[Data block]

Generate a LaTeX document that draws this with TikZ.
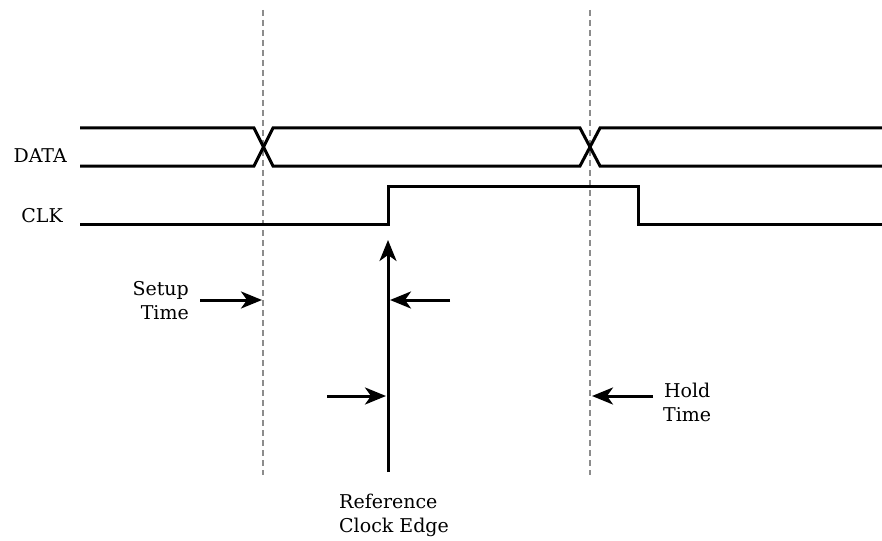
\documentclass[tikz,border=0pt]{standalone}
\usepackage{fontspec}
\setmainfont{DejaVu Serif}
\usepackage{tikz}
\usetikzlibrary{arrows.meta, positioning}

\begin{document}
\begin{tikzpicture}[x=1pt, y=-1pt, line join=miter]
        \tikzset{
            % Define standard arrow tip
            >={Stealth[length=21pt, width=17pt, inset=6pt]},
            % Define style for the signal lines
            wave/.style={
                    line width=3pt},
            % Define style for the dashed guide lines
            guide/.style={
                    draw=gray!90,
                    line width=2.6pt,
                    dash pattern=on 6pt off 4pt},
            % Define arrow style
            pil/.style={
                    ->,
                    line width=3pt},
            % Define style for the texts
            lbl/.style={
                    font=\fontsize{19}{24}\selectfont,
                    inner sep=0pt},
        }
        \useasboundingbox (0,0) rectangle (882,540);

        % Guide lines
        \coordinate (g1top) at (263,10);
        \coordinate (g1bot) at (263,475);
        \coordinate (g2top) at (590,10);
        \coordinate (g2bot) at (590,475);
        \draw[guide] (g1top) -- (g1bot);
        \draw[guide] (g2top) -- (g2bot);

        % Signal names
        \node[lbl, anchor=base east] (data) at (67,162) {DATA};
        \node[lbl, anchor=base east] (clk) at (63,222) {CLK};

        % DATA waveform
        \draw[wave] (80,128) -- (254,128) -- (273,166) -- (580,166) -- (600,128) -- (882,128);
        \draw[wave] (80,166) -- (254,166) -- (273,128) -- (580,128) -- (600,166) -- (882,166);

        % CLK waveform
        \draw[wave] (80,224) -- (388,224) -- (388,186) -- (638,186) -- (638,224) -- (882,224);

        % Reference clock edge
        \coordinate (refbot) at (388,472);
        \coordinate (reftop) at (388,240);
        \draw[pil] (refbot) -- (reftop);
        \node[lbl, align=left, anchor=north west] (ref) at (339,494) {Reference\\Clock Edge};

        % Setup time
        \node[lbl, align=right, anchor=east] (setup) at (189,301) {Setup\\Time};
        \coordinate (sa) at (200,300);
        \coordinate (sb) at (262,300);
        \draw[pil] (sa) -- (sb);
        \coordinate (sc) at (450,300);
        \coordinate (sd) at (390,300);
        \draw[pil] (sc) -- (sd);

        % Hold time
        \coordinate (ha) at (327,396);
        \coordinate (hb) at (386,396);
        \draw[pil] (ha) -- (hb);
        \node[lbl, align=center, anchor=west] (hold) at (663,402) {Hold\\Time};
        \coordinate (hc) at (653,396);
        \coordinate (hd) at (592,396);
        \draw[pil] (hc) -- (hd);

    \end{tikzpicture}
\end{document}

[Task to complete] Look at the listing and set down only the lines from its start through the line with "(638,224) -- (882,224);", word for word and without pictures.

[Finished task]
Generate a LaTeX document that draws this with TikZ.
\documentclass[tikz,border=0pt]{standalone}
\usepackage{fontspec}
\setmainfont{DejaVu Serif}
\usepackage{tikz}
\usetikzlibrary{arrows.meta, positioning}

\begin{document}
\begin{tikzpicture}[x=1pt, y=-1pt, line join=miter]
        \tikzset{
            % Define standard arrow tip
            >={Stealth[length=21pt, width=17pt, inset=6pt]},
            % Define style for the signal lines
            wave/.style={
                    line width=3pt},
            % Define style for the dashed guide lines
            guide/.style={
                    draw=gray!90,
                    line width=2.6pt,
                    dash pattern=on 6pt off 4pt},
            % Define arrow style
            pil/.style={
                    ->,
                    line width=3pt},
            % Define style for the texts
            lbl/.style={
                    font=\fontsize{19}{24}\selectfont,
                    inner sep=0pt},
        }
        \useasboundingbox (0,0) rectangle (882,540);

        % Guide lines
        \coordinate (g1top) at (263,10);
        \coordinate (g1bot) at (263,475);
        \coordinate (g2top) at (590,10);
        \coordinate (g2bot) at (590,475);
        \draw[guide] (g1top) -- (g1bot);
        \draw[guide] (g2top) -- (g2bot);

        % Signal names
        \node[lbl, anchor=base east] (data) at (67,162) {DATA};
        \node[lbl, anchor=base east] (clk) at (63,222) {CLK};

        % DATA waveform
        \draw[wave] (80,128) -- (254,128) -- (273,166) -- (580,166) -- (600,128) -- (882,128);
        \draw[wave] (80,166) -- (254,166) -- (273,128) -- (580,128) -- (600,166) -- (882,166);

        % CLK waveform
        \draw[wave] (80,224) -- (388,224) -- (388,186) -- (638,186) -- (638,224) -- (882,224);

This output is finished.